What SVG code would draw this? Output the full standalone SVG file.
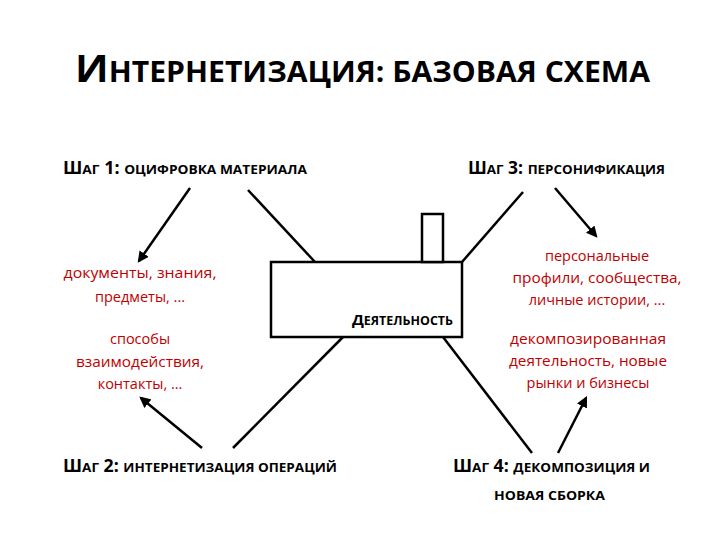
<svg xmlns="http://www.w3.org/2000/svg" width="720" height="540" viewBox="0 0 720 540">
<style>
.t{font-family:"Open Sans","Liberation Sans",sans-serif;font-weight:bold;fill:#000}
.r{font-family:"Open Sans","Liberation Sans",sans-serif;fill:#c00000;font-size:14.5px;text-anchor:middle}
.ln{stroke:#000;stroke-width:2.5;fill:none}
.ar{stroke:#000;stroke-width:2.5;fill:none;marker-end:url(#ah)}
</style>
<defs>
<marker id="ah" viewBox="0 0 10 10" refX="8" refY="5" markerWidth="4.5" markerHeight="4.5" orient="auto" markerUnits="strokeWidth">
<path d="M0,0 L10,5 L0,10 Z" fill="#000"/>
</marker>
</defs>
<rect width="720" height="540" fill="#fff"/>
<g id="title">
<text class="t" x="75" y="82" textLength="575" lengthAdjust="spacingAndGlyphs"><tspan font-size="38">И</tspan><tspan font-size="28">НТЕРНЕТИЗАЦИЯ: БАЗОВАЯ СХЕМА</tspan></text>
</g>
<g id="step1">
<text class="t" x="63" y="174" textLength="244" lengthAdjust="spacingAndGlyphs"><tspan font-size="17">Ш</tspan><tspan font-size="13">АГ</tspan><tspan font-size="17"> 1: </tspan><tspan font-size="13">ОЦИФРОВКА МАТЕРИАЛА</tspan></text>
</g>
<g id="step3">
<text class="t" x="468" y="174" textLength="197" lengthAdjust="spacingAndGlyphs"><tspan font-size="17">Ш</tspan><tspan font-size="13">АГ</tspan><tspan font-size="17"> 3: </tspan><tspan font-size="13">ПЕРСОНИФИКАЦИЯ</tspan></text>
</g>
<g id="step2">
<text class="t" x="63" y="472" textLength="274" lengthAdjust="spacingAndGlyphs"><tspan font-size="17">Ш</tspan><tspan font-size="13">АГ</tspan><tspan font-size="17"> 2: </tspan><tspan font-size="13">ИНТЕРНЕТИЗАЦИЯ ОПЕРАЦИЙ</tspan></text>
</g>
<g id="step4">
<text class="t" x="453" y="472" textLength="197" lengthAdjust="spacingAndGlyphs"><tspan font-size="17">Ш</tspan><tspan font-size="13">АГ</tspan><tspan font-size="17"> 4: </tspan><tspan font-size="13">ДЕКОМПОЗИЦИЯ И</tspan></text>
<text class="t" x="494" y="500" font-size="13" textLength="111" lengthAdjust="spacingAndGlyphs">НОВАЯ СБОРКА</text>
</g>
<g id="activity">
<rect x="271" y="262" width="191" height="75" fill="#fff" stroke="#000" stroke-width="2.5"/>
<rect x="422" y="214" width="21" height="48" fill="#fff" stroke="#000" stroke-width="2.5"/>
<text class="t" x="352" y="325" textLength="101" lengthAdjust="spacingAndGlyphs"><tspan font-size="15">Д</tspan><tspan font-size="12">ЕЯТЕЛЬНОСТЬ</tspan></text>
</g>
<g id="result1">
<text class="r" x="140" y="278" textLength="153" lengthAdjust="spacingAndGlyphs">документы, знания,</text>
<text class="r" x="140" y="302">предметы, ...</text>
</g>
<g id="result2">
<text class="r" x="140" y="344">способы</text>
<text class="r" x="140" y="367" textLength="128" lengthAdjust="spacingAndGlyphs">взаимодействия,</text>
<text class="r" x="140" y="389">контакты, ...</text>
</g>
<g id="result3">
<text class="r" x="597" y="261">персональные</text>
<text class="r" x="597" y="283" textLength="169" lengthAdjust="spacingAndGlyphs">профили, сообщества,</text>
<text class="r" x="597" y="305">личные истории, ...</text>
</g>
<g id="result4">
<text class="r" x="588" y="344" textLength="156" lengthAdjust="spacingAndGlyphs">декомпозированная</text>
<text class="r" x="588" y="366" textLength="158" lengthAdjust="spacingAndGlyphs">деятельность, новые</text>
<text class="r" x="588" y="388">рынки и бизнесы</text>
</g>
<g id="connectors">
<line class="ln" x1="248" y1="190" x2="315" y2="262"/>
<line class="ln" x1="462" y1="262" x2="523" y2="192"/>
<line class="ln" x1="343" y1="337" x2="233" y2="448"/>
<line class="ln" x1="443" y1="337" x2="532" y2="453"/>
<line class="ar" x1="190" y1="188" x2="139" y2="261"/>
<line class="ar" x1="555" y1="188" x2="596" y2="236"/>
<line class="ar" x1="202" y1="448" x2="141" y2="398"/>
<line class="ar" x1="558" y1="453" x2="586" y2="398"/>
</g>
</svg>
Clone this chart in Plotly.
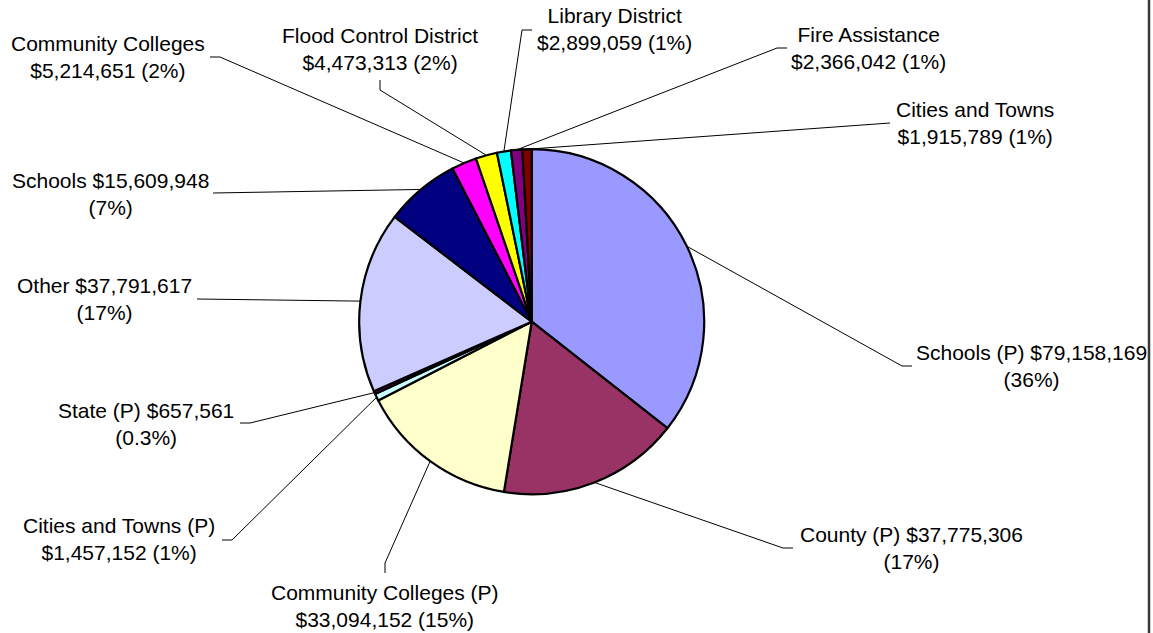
import math
import plotly.graph_objects as go

# ---------------- data ----------------
categories = ["Schools (P)", "County (P)", "Community Colleges (P)", "Cities and Towns (P)",
              "State (P)", "Other", "Schools", "Community Colleges",
              "Flood Control District", "Library District", "Fire Assistance", "Cities and Towns"]
values = [79158169, 37775306, 33094152, 1457152, 657561, 37791617,
          15609948, 5214651, 4473313, 2899059, 2366042, 1915789]
pct_labels = ["36%", "17%", "15%", "1%", "0.3%", "17%", "7%", "2%", "2%", "1%", "1%", "1%"]
colors = ["#9999FF", "#993366", "#FFFFCC", "#CCFFFF", "#660066", "#CCCCFF",
          "#000080", "#FF00FF", "#FFFF00", "#00FFFF", "#800080", "#800000"]

# ---------------- layout (pixels) ----------------
W, H = 1153, 633
CX, CY, R = 531.7, 321.7, 172.5
# where the line break falls in each label
label_break = ["value", "value", "name", "name", "value", "value",
               "value", "name", "name", "name", "name", "name"]
# centre of each label block
label_cx = [1031, 911, 385, 119, 146, 104, 110, 108, 380, 614, 868, 975]
label_cy = [366, 548, 606, 539, 424, 298.5, 194, 56.5, 49, 29, 47.5, 122.5]
# point where the leader line meets the label, and direction of the short stub
attach_x = [912, 793, 385, 222, 240, 197, 213, 210, 380, 532, 787, 890]
attach_y = [366, 548, 573, 540, 423, 299, 193, 57, 80, 30, 48, 123]
stub_dir = ["left", "left", "up", "right", "right", "right",
            "right", "right", "down", "left", "left", "left"]
STUB = 10

FONT = "Arial, 'Liberation Sans', sans-serif"

fig = go.Figure()

fig.add_trace(go.Pie(
    labels=categories, values=values, sort=False, direction="clockwise", rotation=0,
    marker=dict(colors=colors, line=dict(color="#000000", width=2.2)),
    textinfo="none", hoverinfo="label+value+percent", showlegend=False,
    domain=dict(x=[(CX - R) / W, (CX + R) / W],
                y=[1 - (CY + R) / H, 1 - (CY - R) / H]),
))

# leader lines: from slice mid-angle on the rim to the label
total = sum(values)
cum = 0
lx, ly = [], []
annotations = []
for i, v in enumerate(values):
    frac = (cum + v / 2) / total
    cum += v
    th = 2 * math.pi * frac
    px = CX + R * math.sin(th)
    py = CY - R * math.cos(th)
    ax, ay = attach_x[i], attach_y[i]
    d = stub_dir[i]
    ex, ey = ax, ay
    if d == "left":
        ex = ax - STUB
    elif d == "right":
        ex = ax + STUB
    elif d == "up":
        ey = ay - STUB
    elif d == "down":
        ey = ay + STUB
    lx += [px, ex, ax, None]
    ly += [py, ey, ay, None]

    name = categories[i]
    val = "${:,}".format(v)
    if label_break[i] == "value":
        txt = f"{name} {val}<br>({pct_labels[i]})"
    else:
        txt = f"{name}<br>{val} ({pct_labels[i]})"
    annotations.append(dict(
        x=label_cx[i], y=label_cy[i], xref="x", yref="y", text=txt, showarrow=False,
        xanchor="center", yanchor="middle", align="center",
        font=dict(family=FONT, size=21, color="#000000"),
    ))

fig.add_trace(go.Scatter(
    x=lx, y=ly, mode="lines", line=dict(color="#000000", width=1),
    hoverinfo="skip", showlegend=False,
))

fig.update_layout(
    width=W, height=H,
    margin=dict(l=0, r=0, t=0, b=0),
    paper_bgcolor="#FFFFFF", plot_bgcolor="rgba(0,0,0,0)",
    xaxis=dict(range=[0, W], visible=False, fixedrange=True, domain=[0, 1]),
    yaxis=dict(range=[H, 0], visible=False, fixedrange=True, domain=[0, 1]),
    annotations=annotations,
    shapes=[dict(type="line", xref="paper", yref="paper", x0=1149 / W, x1=1149 / W,
                 y0=0, y1=1, layer="above", line=dict(color="#3A3A3A", width=2.5))],
    font=dict(family=FONT),
)

fig.write_html(
    "out.html",
    config={"displayModeBar": False},
    post_script="document.body.style.margin='0px';document.body.style.overflow='hidden';",
)
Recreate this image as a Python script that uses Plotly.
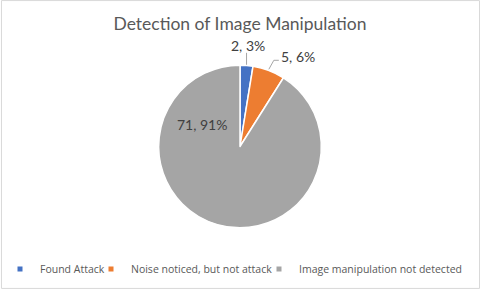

▶ [Instruction] From the entries above, return each line with the word "this" in it.

▶ [Output of the task]
What SVG code would draw this? Output the full standalone SVG file.
Clone this chart in Plotly.
Recreate this image as a Python script that uses Plotly.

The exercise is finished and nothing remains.